INSTRUCTIONS FOR THE TASK: Extract everything from the first line through the line with "actual_v = [0.0, 0.0, 0.2, 0.2, 0.0, 0.0]", both ends included, except for any pictures.

MATERIAL PROVIDED:
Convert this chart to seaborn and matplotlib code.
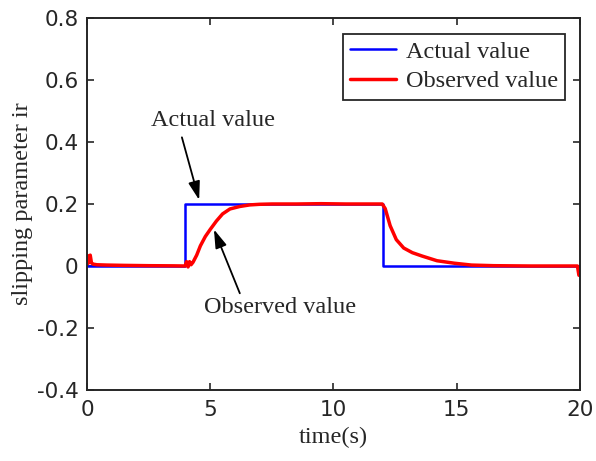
import matplotlib
matplotlib.use("Agg")
import matplotlib.pyplot as plt
import seaborn as sns
import pandas as pd

# Reference (actual) slipping parameter: step up at 4 s, step down at 12 s
actual_t = [0.0, 3.98, 3.98, 12.02, 12.02, 20.0]
actual_v = [0.0, 0.0, 0.2, 0.2, 0.0, 0.0]

# Observer estimate of the slipping parameter
observed_t = [0.0, 0.04, 0.08, 0.13, 0.18, 0.25, 0.4, 0.8, 1.5, 2.5, 3.5,
              3.98, 4.04, 4.1, 4.16, 4.22, 4.3, 4.45, 4.6, 4.8, 5.0, 5.25,
              5.5, 5.8, 6.2, 6.6, 7.0, 7.5, 8.5, 9.5, 10.5, 11.5, 11.98,
              12.1, 12.3, 12.55, 12.85, 13.2, 13.6, 14.2, 14.9, 15.6, 16.5,
              18.0, 19.9, 19.96, 20.0]
observed_v = [0.035, 0.008, 0.028, 0.035, 0.01, 0.006, 0.004, 0.003, 0.002,
              0.001, 0.0005, 0.0, 0.014, -0.003, 0.014, 0.004, 0.012, 0.035,
              0.065, 0.095, 0.118, 0.145, 0.168, 0.184, 0.192, 0.197, 0.199,
              0.2, 0.2, 0.201, 0.2, 0.2, 0.2, 0.185, 0.13, 0.085, 0.058,
              0.043, 0.032, 0.017, 0.009, 0.003, 0.001, 0.0, 0.0, -0.03,
              -0.03]

x_ticks = [0, 5, 10, 15, 20]
y_ticks = [-0.4, -0.2, 0, 0.2, 0.4, 0.6, 0.8]
y_tick_labels = ["-0.4", "-0.2", "0", "0.2", "0.4", "0.6", "0.8"]

sns.set_style("ticks")
plt.rcParams["font.family"] = ["DejaVu Sans"]

serif = "Liberation Serif"
text_size = 17.5

fig = plt.figure(figsize=(5.96, 4.61), dpi=100)
ax = fig.add_axes([0.146, 0.154, 0.827, 0.807])

actual_df = pd.DataFrame({"t": actual_t, "v": actual_v})
observed_df = pd.DataFrame({"t": observed_t, "v": observed_v})

sns.lineplot(data=actual_df, x="t", y="v", ax=ax, color="#0000ff",
             linewidth=1.8, estimator=None, sort=False, label="Actual value")
sns.lineplot(data=observed_df, x="t", y="v", ax=ax, color="#ff0000",
             linewidth=2.5, estimator=None, sort=False, label="Observed value")

ax.set_xlim(0, 20)
ax.set_ylim(-0.4, 0.8)
ax.set_xticks(x_ticks)
ax.set_yticks(y_ticks)
ax.set_yticklabels(y_tick_labels)

ax.tick_params(direction="in", length=5, width=1.2, labelsize=15.5,
               top=True, right=True, colors="#262626", labelcolor="#262626")
ax.tick_params(axis="x", pad=7)
ax.tick_params(axis="y", pad=6)
for side in ax.spines.values():
    side.set_visible(True)
    side.set_linewidth(1.4)
    side.set_color("#262626")

ax.set_xlabel("time(s)", fontfamily=serif, fontsize=text_size, labelpad=5)
ax.set_ylabel("slipping parameter ir", fontfamily=serif, fontsize=text_size,
              labelpad=3)

leg = ax.legend(loc="upper right", prop={"family": serif, "size": text_size},
                frameon=True, fancybox=False, edgecolor="#262626",
                framealpha=1, handlelength=1.9, handletextpad=0.4,
                borderpad=0.3, labelspacing=0.3, borderaxespad=0,
                bbox_to_anchor=(0.97, 0.958))
leg.get_frame().set_linewidth(1.3)

arrow = dict(arrowstyle="-|>,head_length=0.7,head_width=0.22",
             color="black", lw=1.3, mutation_scale=16, shrinkA=0, shrinkB=0)
ax.annotate("", xy=(4.55, 0.213), xytext=(3.85, 0.415), arrowprops=arrow)
ax.text(5.1, 0.47, "Actual value", fontfamily=serif, fontsize=text_size,
        ha="center", va="center")
ax.annotate("", xy=(5.15, 0.118), xytext=(6.2, -0.088), arrowprops=arrow)
ax.text(7.85, -0.135, "Observed value", fontfamily=serif, fontsize=text_size,
        ha="center", va="center")

fig.savefig("out.png", dpi=100)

RESULT:
Convert this chart to seaborn and matplotlib code.
import matplotlib
matplotlib.use("Agg")
import matplotlib.pyplot as plt
import seaborn as sns
import pandas as pd

# Reference (actual) slipping parameter: step up at 4 s, step down at 12 s
actual_t = [0.0, 3.98, 3.98, 12.02, 12.02, 20.0]
actual_v = [0.0, 0.0, 0.2, 0.2, 0.0, 0.0]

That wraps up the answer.